#### Aim of the task
Please reproduce exactly the lines between the line holding "Emit a Python" and the line holding "bars_per_sample = 3", inclusive, leaving out any pictures.

#### Data provided
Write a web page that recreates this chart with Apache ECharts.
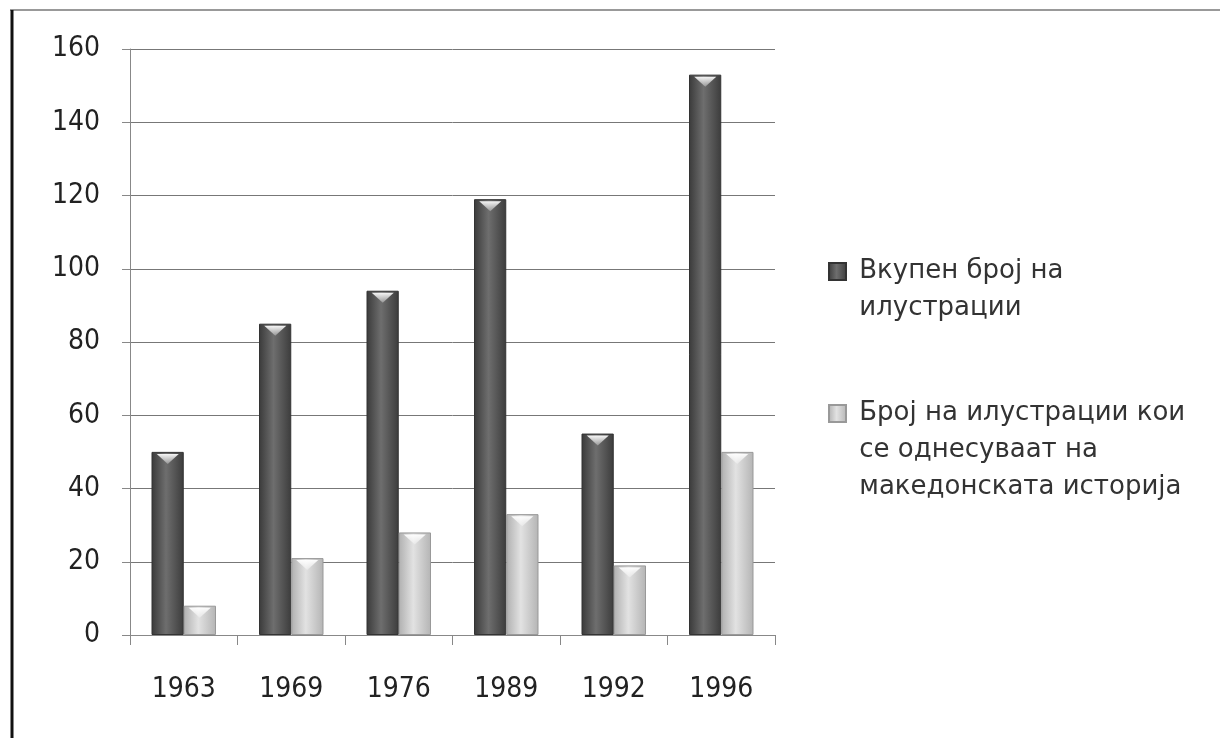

* * *

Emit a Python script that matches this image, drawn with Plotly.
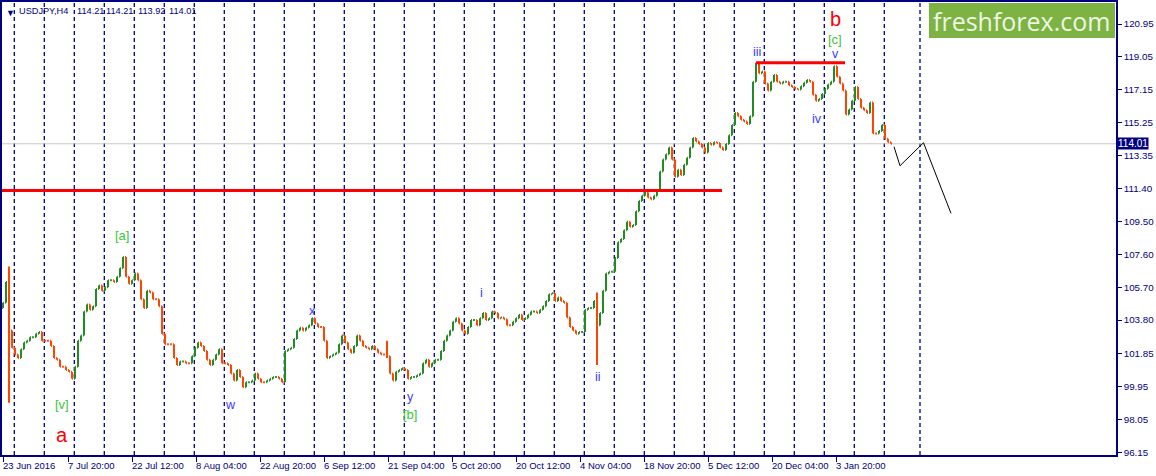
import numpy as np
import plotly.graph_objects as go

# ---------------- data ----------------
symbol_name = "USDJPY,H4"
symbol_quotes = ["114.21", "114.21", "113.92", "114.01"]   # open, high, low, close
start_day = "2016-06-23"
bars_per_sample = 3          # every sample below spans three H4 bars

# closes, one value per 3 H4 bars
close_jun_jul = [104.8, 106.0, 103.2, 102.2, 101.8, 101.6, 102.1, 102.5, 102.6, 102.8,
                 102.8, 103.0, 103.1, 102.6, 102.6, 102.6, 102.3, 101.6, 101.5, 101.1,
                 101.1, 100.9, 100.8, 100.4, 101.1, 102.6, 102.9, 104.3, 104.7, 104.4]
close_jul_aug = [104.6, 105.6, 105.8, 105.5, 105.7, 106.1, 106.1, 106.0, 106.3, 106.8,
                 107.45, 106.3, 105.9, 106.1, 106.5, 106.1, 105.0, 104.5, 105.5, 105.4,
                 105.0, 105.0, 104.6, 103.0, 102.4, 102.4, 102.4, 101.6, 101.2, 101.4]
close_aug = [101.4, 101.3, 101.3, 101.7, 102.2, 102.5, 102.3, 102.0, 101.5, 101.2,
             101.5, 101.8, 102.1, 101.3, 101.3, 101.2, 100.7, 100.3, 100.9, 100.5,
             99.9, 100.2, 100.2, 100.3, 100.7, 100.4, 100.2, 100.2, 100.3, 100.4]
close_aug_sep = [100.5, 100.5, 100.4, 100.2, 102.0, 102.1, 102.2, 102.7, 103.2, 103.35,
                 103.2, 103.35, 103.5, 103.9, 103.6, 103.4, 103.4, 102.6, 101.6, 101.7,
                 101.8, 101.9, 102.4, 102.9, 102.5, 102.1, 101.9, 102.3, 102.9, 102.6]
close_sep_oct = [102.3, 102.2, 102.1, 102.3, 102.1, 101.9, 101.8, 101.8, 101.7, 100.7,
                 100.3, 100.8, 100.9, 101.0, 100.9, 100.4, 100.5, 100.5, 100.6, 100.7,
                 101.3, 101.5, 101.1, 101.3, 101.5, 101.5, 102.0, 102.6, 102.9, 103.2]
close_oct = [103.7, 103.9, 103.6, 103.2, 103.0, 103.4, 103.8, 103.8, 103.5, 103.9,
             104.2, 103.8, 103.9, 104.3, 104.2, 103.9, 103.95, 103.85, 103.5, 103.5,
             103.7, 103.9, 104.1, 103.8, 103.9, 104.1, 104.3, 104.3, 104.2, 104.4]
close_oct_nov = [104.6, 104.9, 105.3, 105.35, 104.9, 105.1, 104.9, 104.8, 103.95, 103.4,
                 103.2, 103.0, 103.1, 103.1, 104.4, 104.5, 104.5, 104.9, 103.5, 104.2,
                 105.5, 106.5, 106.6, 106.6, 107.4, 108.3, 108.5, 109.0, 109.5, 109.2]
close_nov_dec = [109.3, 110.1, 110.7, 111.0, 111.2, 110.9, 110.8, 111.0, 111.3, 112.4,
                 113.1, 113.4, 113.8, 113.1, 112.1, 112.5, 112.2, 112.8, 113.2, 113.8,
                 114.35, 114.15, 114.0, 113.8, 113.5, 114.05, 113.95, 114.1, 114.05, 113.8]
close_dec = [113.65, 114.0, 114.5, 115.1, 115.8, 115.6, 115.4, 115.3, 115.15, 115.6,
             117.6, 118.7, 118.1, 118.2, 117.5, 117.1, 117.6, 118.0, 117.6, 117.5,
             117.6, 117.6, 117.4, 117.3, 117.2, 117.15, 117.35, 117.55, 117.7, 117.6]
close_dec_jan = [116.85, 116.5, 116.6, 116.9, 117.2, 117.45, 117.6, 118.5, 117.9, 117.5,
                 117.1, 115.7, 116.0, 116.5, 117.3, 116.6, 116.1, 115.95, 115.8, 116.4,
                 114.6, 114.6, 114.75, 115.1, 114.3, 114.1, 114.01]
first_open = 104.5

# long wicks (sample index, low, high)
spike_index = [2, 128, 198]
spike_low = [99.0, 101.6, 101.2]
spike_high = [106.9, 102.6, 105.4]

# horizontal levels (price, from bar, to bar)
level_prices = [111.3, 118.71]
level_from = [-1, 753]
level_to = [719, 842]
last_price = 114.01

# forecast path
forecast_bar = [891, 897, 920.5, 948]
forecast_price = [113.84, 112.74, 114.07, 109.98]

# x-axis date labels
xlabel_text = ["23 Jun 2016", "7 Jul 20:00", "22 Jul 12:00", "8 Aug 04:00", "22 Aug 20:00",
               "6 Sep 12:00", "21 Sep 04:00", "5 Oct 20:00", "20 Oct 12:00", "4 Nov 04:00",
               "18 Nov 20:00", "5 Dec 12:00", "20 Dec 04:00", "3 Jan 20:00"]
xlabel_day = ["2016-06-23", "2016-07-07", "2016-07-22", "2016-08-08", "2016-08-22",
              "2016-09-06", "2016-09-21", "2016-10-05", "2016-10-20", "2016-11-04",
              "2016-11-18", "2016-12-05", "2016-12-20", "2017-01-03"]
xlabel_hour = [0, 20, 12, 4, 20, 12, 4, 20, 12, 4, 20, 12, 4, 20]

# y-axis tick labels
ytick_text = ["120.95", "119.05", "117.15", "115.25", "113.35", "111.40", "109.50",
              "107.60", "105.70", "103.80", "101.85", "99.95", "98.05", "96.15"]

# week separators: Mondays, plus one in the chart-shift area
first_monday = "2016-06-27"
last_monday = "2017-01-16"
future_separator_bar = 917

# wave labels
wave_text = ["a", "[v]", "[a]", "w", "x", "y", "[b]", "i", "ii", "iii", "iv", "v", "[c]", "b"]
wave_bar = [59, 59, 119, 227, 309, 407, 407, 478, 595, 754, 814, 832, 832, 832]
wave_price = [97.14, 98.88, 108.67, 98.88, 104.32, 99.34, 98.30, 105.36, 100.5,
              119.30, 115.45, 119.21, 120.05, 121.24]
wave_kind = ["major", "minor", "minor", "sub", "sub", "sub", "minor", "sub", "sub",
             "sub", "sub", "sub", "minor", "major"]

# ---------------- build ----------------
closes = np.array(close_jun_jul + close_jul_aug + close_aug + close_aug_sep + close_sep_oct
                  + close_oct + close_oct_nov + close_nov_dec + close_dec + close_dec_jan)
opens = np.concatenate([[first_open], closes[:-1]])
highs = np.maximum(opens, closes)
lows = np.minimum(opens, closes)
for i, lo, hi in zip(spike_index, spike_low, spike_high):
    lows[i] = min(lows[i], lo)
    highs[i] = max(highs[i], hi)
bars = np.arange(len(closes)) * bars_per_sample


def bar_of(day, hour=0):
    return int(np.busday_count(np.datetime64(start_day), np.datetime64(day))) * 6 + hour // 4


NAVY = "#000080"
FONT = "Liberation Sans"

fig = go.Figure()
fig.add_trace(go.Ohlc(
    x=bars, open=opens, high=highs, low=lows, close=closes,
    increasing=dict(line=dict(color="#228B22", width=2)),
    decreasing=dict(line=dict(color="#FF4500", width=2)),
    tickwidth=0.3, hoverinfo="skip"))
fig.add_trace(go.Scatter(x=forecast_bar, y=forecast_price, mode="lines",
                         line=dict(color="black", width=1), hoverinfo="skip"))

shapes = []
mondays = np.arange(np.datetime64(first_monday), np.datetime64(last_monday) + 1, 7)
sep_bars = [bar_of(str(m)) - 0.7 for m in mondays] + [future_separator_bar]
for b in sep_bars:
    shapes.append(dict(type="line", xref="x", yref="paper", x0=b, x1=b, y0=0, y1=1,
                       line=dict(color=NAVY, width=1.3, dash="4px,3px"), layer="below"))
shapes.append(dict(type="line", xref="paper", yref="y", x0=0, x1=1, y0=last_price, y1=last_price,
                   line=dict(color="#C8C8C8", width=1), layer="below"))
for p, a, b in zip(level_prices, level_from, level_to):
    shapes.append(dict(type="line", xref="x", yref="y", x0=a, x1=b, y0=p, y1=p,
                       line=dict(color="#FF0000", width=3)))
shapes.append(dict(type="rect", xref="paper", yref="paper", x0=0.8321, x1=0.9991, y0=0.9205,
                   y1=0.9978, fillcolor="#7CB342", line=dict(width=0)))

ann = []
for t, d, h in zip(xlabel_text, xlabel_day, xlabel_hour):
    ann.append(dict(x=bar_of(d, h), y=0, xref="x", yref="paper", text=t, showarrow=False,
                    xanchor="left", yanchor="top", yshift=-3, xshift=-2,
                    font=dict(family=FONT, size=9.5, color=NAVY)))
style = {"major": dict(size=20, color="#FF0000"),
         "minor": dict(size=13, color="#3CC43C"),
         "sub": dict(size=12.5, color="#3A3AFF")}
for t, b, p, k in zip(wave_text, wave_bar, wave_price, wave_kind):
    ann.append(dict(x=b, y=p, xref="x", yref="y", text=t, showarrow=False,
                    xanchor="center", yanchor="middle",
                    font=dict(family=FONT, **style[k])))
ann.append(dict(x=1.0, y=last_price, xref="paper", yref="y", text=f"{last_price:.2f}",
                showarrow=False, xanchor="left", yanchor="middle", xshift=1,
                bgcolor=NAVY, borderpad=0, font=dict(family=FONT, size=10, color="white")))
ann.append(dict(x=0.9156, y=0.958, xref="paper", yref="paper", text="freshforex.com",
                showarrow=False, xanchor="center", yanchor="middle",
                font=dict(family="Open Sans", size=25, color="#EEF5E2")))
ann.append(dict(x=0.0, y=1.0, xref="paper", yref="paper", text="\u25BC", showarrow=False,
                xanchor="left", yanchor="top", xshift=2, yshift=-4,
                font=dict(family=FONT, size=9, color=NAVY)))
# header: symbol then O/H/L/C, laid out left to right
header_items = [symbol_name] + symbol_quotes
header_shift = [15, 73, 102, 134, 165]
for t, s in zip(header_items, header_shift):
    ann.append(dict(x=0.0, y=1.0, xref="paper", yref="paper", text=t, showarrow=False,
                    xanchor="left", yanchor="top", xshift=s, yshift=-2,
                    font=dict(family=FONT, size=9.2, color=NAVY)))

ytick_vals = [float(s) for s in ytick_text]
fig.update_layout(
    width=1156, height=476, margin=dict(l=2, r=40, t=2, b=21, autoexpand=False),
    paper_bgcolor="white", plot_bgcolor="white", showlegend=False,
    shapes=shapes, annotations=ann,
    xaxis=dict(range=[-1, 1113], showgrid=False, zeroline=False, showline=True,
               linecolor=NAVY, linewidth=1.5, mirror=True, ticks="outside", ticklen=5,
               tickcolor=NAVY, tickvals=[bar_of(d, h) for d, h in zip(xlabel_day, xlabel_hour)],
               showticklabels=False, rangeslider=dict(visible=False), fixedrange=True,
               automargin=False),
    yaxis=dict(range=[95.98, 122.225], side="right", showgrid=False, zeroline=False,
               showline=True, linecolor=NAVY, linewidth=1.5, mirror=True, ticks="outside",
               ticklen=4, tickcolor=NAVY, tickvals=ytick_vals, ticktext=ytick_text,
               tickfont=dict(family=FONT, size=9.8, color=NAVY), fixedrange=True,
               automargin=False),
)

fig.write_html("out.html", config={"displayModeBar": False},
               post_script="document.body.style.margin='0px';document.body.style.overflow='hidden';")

#### Final result
Emit a Python script that matches this image, drawn with Plotly.
import numpy as np
import plotly.graph_objects as go

# ---------------- data ----------------
symbol_name = "USDJPY,H4"
symbol_quotes = ["114.21", "114.21", "113.92", "114.01"]   # open, high, low, close
start_day = "2016-06-23"
bars_per_sample = 3          # every sample below spans three H4 bars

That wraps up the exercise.